Before the Arsenal game, I stuck this up on the SheWore Facebook page:


Yes, I was disappointed by the amount of changes (it was actually 71, not 80) and I even suggested cancelling the competition, or making it under-23 only. But that does not mean that I think it is a rip off.

Playing youth sides, reserve sides, in the League Cup is nothing new. You do not travel to Nottingham Forest or Sheffield Wednesday on a mid-weeker expecting Arsene Wenger to put out Arsenal’s strongest line up.

In-fact, weakened sides is what often makes the competition more interesting for fans. The likes of Jack Wilshere & Cesc Fabregas made their break through in the competition.

Fabregas made his debut in the competition in 2003/04, scored his first goal for Arsenal that season, and all 3 appearances in red & white came in the League Cup. The next year he played over 40 times in the first team.

Jack Wilshire also made his first start in the League Cup (his 2nd appearance for Arsenal overall having played 6 minutes against Blackburn previously). In 2008/2009 he started 3 times for Arsenal. All were in the League Cup. Like Fabregas, he also scored his first goal.

The League Cup is now a big part of a players development.

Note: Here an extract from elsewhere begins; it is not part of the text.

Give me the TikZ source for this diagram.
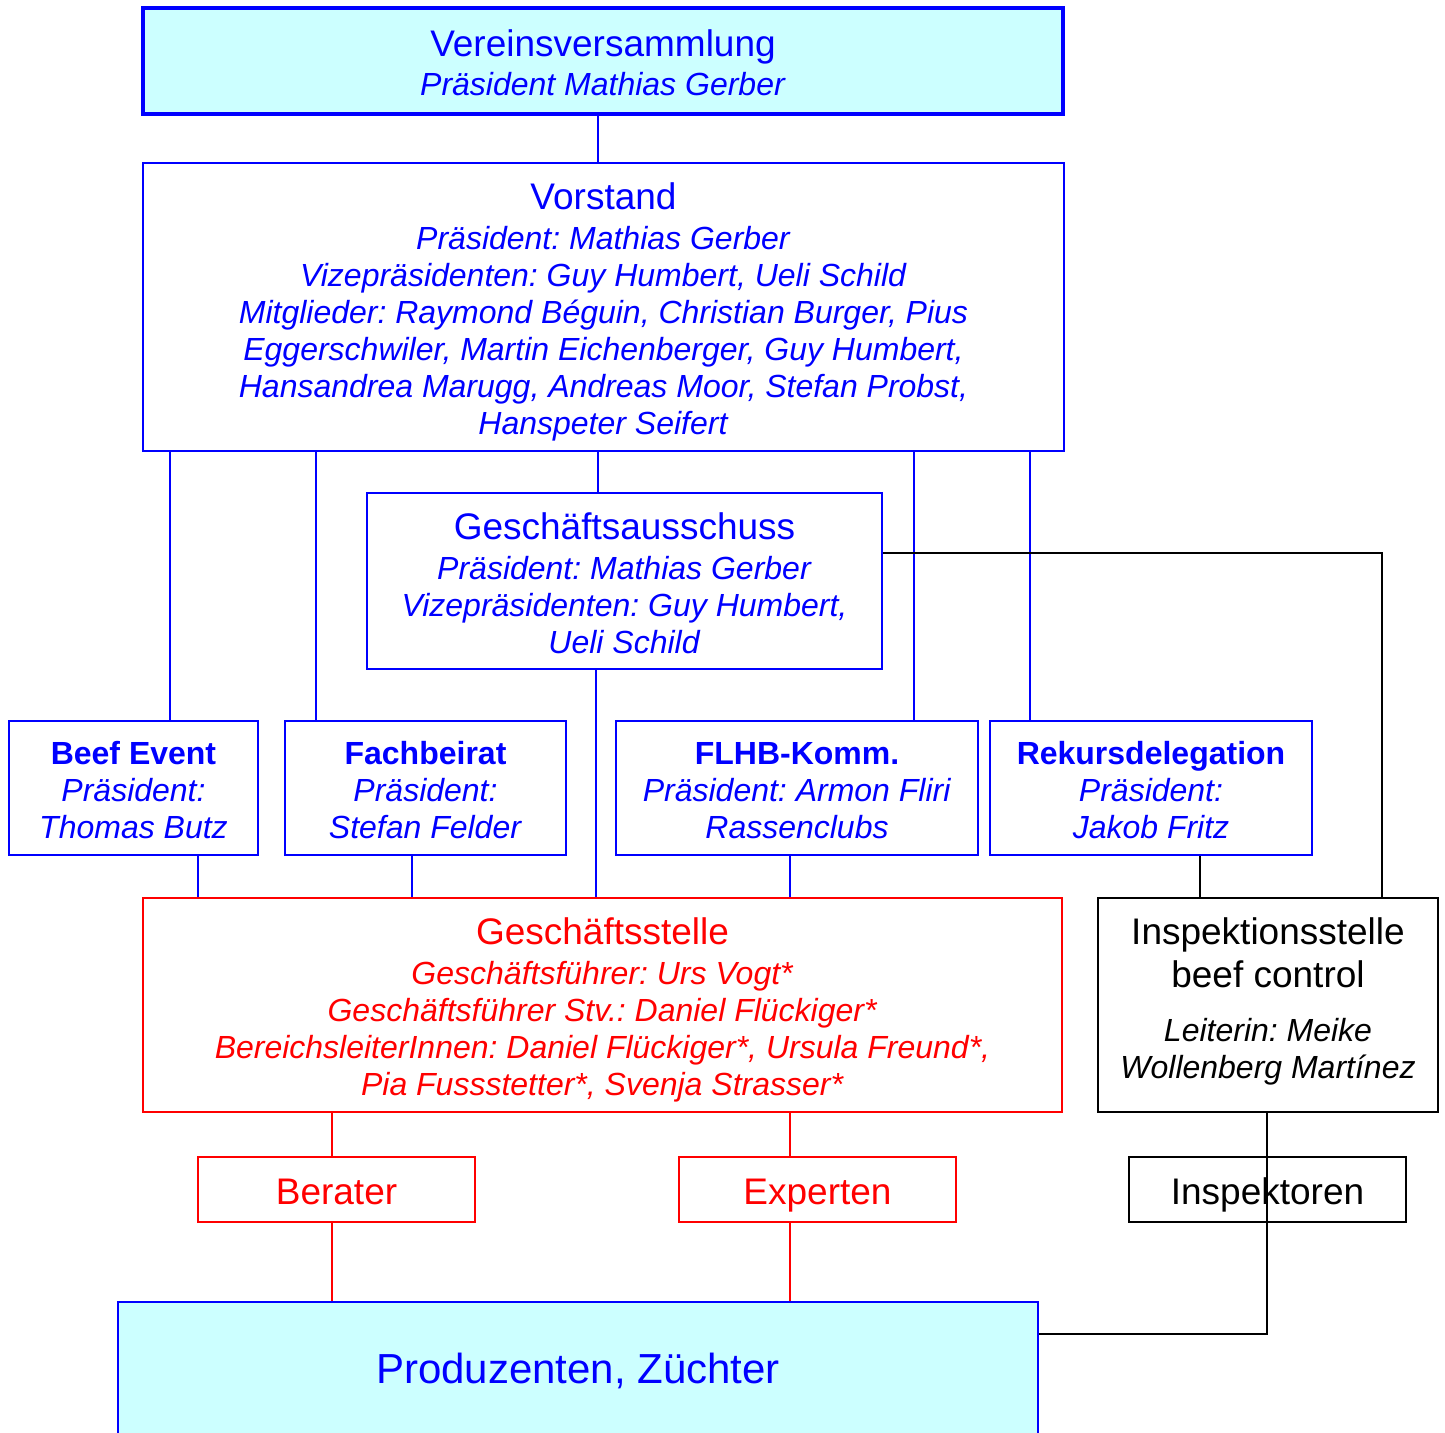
\documentclass[tikz,border=0pt]{standalone}
\usepackage{fontspec}
\setmainfont{Liberation Sans}
\frenchspacing
\definecolor{hellblau}{HTML}{CCFFFF}
\newcommand{\titel}[1]{{\fontsize{18.5}{20}\selectfont #1}}
\newcommand{\hoch}[1]{\rule{0pt}{#1}}

\begin{document}
\begin{tikzpicture}[x=0.5pt,y=-0.5pt]
	\tikzstyle{kasten}=[draw,align=center,inner sep=0pt,font=\fontsize{16}{18.5}\selectfont]
	\tikzstyle{blaukasten}=[kasten,draw=blue,text=blue,line width=1.2pt]
	\tikzstyle{rotkasten}=[kasten,draw=red,text=red,line width=1pt]
	\tikzstyle{schwarzkasten}=[kasten,draw=black,text=black,line width=1.2pt]
	\tikzstyle{klein}=[minimum width=138.5pt,minimum height=32.5pt,text height=18.5pt,text depth=4pt,font=\fontsize{18.5}{20}\selectfont]
	\tikzstyle{blaulinie}=[draw=blue,line width=0.75pt]
	\tikzstyle{rotlinie}=[draw=red,line width=0.75pt]
	\tikzstyle{schwarzlinie}=[draw=black,line width=1pt]
	\useasboundingbox (0,0) rectangle (1445,1432);
	\node[blaukasten,fill=hellblau,line width=2pt,minimum width=460pt,minimum height=53pt] (vv) at (603,61) {\hoch{15pt}\titel{Vereinsversammlung}\\[1pt] \textit{Präsident Mathias Gerber}};
	\node[blaukasten,minimum width=460.5pt,minimum height=144pt] (vorstand) at (603.5,307) {\hoch{18pt}\titel{Vorstand}\\[1.5pt] \textit{Präsident: Mathias Gerber}\\ \textit{Vizepräsidenten: Guy Humbert, Ueli Schild}\\ \textit{Mitglieder: Raymond Béguin, Christian Burger, Pius}\\ \textit{Eggerschwiler, Martin Eichenberger, Guy Humbert,}\\ \textit{Hansandrea Marugg, Andreas Moor, Stefan Probst,}\\ \textit{Hanspeter Seifert}};
	\node[blaukasten,minimum width=257.5pt,minimum height=88pt] (ga) at (624.5,581) {\hoch{16pt}\titel{Geschäftsausschuss}\\[1.5pt] \textit{Präsident: Mathias Gerber}\\ \textit{Vizepräsidenten: Guy Humbert,}\\ \textit{Ueli Schild}};
	\node[blaukasten,minimum width=124.5pt,minimum height=67pt] (beef) at (133.5,788) {\hoch{14pt}\textbf{Beef Event}\\ \textit{Präsident:}\\ \textit{Thomas Butz}};
	\node[blaukasten,minimum width=140.5pt,minimum height=67pt] (fach) at (425.5,788) {\hoch{14pt}\textbf{Fachbeirat}\\ \textit{Präsident:}\\ \textit{Stefan Felder}};
	\node[blaukasten,minimum width=181pt,minimum height=67pt] (flhb) at (797,788) {\hoch{14pt}\textbf{FLHB-Komm.}\\ \textit{Präsident: Armon Fliri}\\ \textit{Rassenclubs}};
	\node[blaukasten,minimum width=161pt,minimum height=67pt] (rekurs) at (1151,788) {\hoch{14pt}\textbf{Rekursdelegation}\\ \textit{Präsident:}\\ \textit{Jakob Fritz}};
	\node[rotkasten,minimum width=459.5pt,minimum height=107pt] (gs) at (602.5,1005) {\hoch{18.5pt}\titel{Geschäftsstelle}\\[1.5pt] \textit{Geschäftsführer: Urs Vogt*}\\ \textit{Geschäftsführer Stv.: Daniel Flückiger*}\\ \textit{BereichsleiterInnen: Daniel Flückiger*, Ursula Freund*,}\\ \textit{Pia Fussstetter*, Svenja Strasser*}};
	\node[schwarzkasten,minimum width=170pt,minimum height=107pt] (is) at (1268,1005) {\titel{Inspektionsstelle}\\[3pt] \titel{beef control}\\[8.5pt] \textit{Leiterin: Meike}\\ \textit{Wollenberg Martínez}\rule[-7pt]{0pt}{0pt}};
	\node[rotkasten,klein] (berater) at (336.5,1189.5) {Berater};
	\node[rotkasten,klein] (experten) at (817.5,1189.5) {Experten};
	\node[schwarzkasten,klein] (insp) at (1267.5,1189.5) {Inspektoren};
	\node[blaukasten,fill=hellblau,line width=1pt,minimum width=460pt,minimum height=69pt,font=\fontsize{21}{24}\selectfont] (prod) at (578,1371) {Produzenten, Züchter};
	\coordinate (knick) at (1267,1334);
	\draw[blaulinie] (598,0 |- vv.south) -- (598,0 |- vorstand.north);
	\draw[blaulinie] (170,0 |- vorstand.south) -- (170,0 |- beef.north);
	\draw[blaulinie] (316,0 |- vorstand.south) -- (316,0 |- fach.north);
	\draw[blaulinie] (598,0 |- vorstand.south) -- (598,0 |- ga.north);
	\draw[blaulinie] (914,0 |- vorstand.south) -- (914,0 |- flhb.north);
	\draw[blaulinie] (1030,0 |- vorstand.south) -- (1030,0 |- rekurs.north);
	\draw[schwarzlinie] (ga.east |- 0,553) -| (1382,0 |- is.north);
	\draw[blaulinie] (596,0 |- ga.south) -- (596,0 |- gs.north);
	\draw[blaulinie] (198,0 |- beef.south) -- (198,0 |- gs.north);
	\draw[blaulinie] (412,0 |- fach.south) -- (412,0 |- gs.north);
	\draw[blaulinie] (790,0 |- flhb.south) -- (790,0 |- gs.north);
	\draw[schwarzlinie] (1200,0 |- rekurs.south) -- (1200,0 |- is.north);
	\draw[rotlinie] (332,0 |- gs.south) -- (332,0 |- berater.north);
	\draw[rotlinie] (790,0 |- gs.south) -- (790,0 |- experten.north);
	\draw[rotlinie] (332,0 |- berater.south) -- (332,0 |- prod.north);
	\draw[rotlinie] (790,0 |- experten.south) -- (790,0 |- prod.north);
	\draw[schwarzlinie] (knick |- is.south) -- (knick) -- (knick -| prod.east);
\end{tikzpicture}
\end{document}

In last seasons disappointing 3-0 loss to Sheffield Wednesday, the Arsenal number 45 making his debut was a chap called Alex Iwobi. Who would have predicted a year later people would be asking why Alex Iwobi is playing in the 2nd string in the League Cup once more?

This years competition has given the chance to the likes of Jeff Reine-Adelaide, Chris Willock and Ainsley Maitland-Niles. Who knows where all 3 might be next year?

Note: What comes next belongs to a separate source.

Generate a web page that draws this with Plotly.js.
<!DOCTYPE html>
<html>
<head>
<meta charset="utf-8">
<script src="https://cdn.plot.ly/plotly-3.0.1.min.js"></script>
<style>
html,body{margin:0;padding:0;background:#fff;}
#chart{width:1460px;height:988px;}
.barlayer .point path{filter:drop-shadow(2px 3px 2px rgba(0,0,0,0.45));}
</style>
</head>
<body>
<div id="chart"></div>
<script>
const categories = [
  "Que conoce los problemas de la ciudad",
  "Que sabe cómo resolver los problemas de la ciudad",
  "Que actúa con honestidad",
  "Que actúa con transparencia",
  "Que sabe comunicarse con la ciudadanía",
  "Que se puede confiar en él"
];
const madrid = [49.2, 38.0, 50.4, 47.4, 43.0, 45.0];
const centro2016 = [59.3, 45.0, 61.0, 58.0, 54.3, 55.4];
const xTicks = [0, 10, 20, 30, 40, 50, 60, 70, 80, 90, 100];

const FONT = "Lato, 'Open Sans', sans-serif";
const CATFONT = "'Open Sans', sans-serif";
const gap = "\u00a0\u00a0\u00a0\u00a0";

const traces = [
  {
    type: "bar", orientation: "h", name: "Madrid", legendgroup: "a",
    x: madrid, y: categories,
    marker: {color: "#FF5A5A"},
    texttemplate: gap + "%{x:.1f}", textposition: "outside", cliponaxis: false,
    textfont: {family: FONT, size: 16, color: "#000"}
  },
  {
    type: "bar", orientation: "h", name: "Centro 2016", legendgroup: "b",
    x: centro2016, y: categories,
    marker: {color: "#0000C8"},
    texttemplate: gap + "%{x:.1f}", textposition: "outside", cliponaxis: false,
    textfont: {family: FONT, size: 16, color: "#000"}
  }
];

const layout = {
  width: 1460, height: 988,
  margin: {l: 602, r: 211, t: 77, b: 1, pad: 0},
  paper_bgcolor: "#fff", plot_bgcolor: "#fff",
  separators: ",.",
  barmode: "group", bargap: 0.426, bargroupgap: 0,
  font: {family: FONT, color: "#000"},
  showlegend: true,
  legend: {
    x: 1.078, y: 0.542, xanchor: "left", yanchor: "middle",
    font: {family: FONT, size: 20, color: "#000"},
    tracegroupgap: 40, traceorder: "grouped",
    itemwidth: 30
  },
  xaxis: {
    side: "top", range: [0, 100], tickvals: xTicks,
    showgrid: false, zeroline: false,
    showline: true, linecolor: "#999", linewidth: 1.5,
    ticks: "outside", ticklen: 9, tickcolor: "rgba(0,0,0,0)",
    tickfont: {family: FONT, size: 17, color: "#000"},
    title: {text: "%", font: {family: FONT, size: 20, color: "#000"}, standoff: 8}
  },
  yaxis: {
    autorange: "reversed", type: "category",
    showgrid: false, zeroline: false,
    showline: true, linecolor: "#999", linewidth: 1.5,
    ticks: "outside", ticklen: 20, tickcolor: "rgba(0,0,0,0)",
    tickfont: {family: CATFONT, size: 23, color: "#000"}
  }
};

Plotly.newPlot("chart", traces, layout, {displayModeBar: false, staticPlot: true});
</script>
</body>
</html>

Fans go into the League Cup knowing their side will be putting out a weaker XI. But it is the chance to see a youngster in a senior game that gets the fans excited, the reason why the turn up. They certainly do not feel cheated when the side is named, as Waddle would have you believe.

For the Reading game, Arsenal, as always, charged fans £10 lower / £20 upper for adults. And kids got in for £5 lower / £10 upper. Likewise, Nottingham Forest reduced their prices to just £20 when Arsenal visited them earlier in the season.

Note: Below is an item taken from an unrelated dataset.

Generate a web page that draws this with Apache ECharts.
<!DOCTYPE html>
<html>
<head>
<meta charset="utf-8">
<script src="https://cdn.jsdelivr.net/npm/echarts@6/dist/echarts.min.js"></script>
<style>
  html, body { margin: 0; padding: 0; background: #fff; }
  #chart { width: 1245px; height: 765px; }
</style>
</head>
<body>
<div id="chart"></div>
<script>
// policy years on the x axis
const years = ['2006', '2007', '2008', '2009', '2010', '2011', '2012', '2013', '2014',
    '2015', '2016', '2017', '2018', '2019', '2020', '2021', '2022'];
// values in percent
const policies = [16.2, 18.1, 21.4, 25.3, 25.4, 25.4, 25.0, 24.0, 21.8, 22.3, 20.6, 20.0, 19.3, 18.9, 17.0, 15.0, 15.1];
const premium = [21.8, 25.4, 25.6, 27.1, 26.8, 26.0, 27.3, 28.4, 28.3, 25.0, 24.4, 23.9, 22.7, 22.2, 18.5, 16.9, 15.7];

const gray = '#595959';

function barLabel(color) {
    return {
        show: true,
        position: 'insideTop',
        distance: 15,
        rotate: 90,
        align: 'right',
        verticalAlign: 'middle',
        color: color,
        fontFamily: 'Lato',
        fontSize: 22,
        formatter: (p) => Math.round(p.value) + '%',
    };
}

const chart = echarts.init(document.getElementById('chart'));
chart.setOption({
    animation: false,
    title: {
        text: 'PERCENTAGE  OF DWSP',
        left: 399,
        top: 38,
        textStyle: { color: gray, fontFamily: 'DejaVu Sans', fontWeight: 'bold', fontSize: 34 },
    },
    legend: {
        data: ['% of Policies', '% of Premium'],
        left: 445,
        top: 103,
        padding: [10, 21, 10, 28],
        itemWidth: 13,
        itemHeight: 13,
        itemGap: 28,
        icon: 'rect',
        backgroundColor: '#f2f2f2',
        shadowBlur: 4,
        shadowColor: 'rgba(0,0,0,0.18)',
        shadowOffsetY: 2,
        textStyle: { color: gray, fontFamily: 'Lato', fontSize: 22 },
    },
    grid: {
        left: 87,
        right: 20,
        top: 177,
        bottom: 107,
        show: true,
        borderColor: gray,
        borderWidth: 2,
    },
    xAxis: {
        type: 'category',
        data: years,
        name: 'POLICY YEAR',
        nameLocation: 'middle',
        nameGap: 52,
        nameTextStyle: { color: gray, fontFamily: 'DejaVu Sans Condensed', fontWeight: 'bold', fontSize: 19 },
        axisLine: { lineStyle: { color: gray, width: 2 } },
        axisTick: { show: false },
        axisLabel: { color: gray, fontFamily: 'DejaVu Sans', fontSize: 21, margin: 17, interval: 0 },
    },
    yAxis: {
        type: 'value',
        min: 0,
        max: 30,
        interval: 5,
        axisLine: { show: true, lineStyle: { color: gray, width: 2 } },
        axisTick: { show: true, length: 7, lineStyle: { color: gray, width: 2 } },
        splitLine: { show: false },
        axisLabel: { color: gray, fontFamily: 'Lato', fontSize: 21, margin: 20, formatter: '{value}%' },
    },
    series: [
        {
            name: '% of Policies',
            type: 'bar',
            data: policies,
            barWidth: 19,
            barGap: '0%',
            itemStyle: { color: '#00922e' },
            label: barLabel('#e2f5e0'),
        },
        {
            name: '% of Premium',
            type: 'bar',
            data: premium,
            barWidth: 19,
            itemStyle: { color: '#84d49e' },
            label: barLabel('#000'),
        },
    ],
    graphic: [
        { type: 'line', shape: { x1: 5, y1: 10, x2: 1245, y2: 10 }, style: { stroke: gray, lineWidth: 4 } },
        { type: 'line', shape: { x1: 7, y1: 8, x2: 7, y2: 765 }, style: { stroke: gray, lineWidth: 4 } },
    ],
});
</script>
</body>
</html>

The majority of sides already offer massively discounted ticket prices for the League Cup, recognising the fact that there will be wholesale changes to line ups.

Now if Arsenal were to charge the normal £33-£60-odd prices for a League Cup game to watch a rotated side, then yes, I would feel ripped off. But they do not. And the majority of clubs do not.

Once again, it shows how horribly out of touch Waddle is. He probably could not even tell the BBC how much Arsenal, Liverpool, or other sides charged their fans this week. He is probably not aware that a father could take two kids to the game for £20.

Does Chris Waddle complain that fans of semi-professional Halifax Town are ripping of their fans?

Tickets for the National League North side – the 6th step on the football pyramid – are £16 for adults, £13 for concessions, and £5 for under 12’s. So on Tuesday night, you could have been watching Halifax Town play FC United of Manchester for the same price as you could have watched Arsenal against Reading. Who is really being ripped off?

The fact is, whilst the EFL has its problems, it is a brilliant opportunity to take kids, watch some young talent (and established stars – the Arsenal XI contained 5 players capped by their countries) and have a good evening out with the family at the football. Especially taking into account this week has been half term.

Like a young players first game for Arsenal being the League Cup, I wonder how many fathers have taken their sons for their first game in the League Cup this season, or previous seasons.

Maybe Waddle, before spouting rubbish, should have got out of his cosy BBC studio and gone to Arsenal, Liverpool or Leeds on Tuesday and asked the fans as the left do you feel ripped off? I bet no fan would have replied yes.

So Chris Waddle, you’re out of touch and talk a lot of twaddle. Maybe if you actually paid for a ticket, or a train, you would understand the real problems that fans have on a normal game day. Rotated squads for the cut-price EFL Cup is the least of fans complaints these days.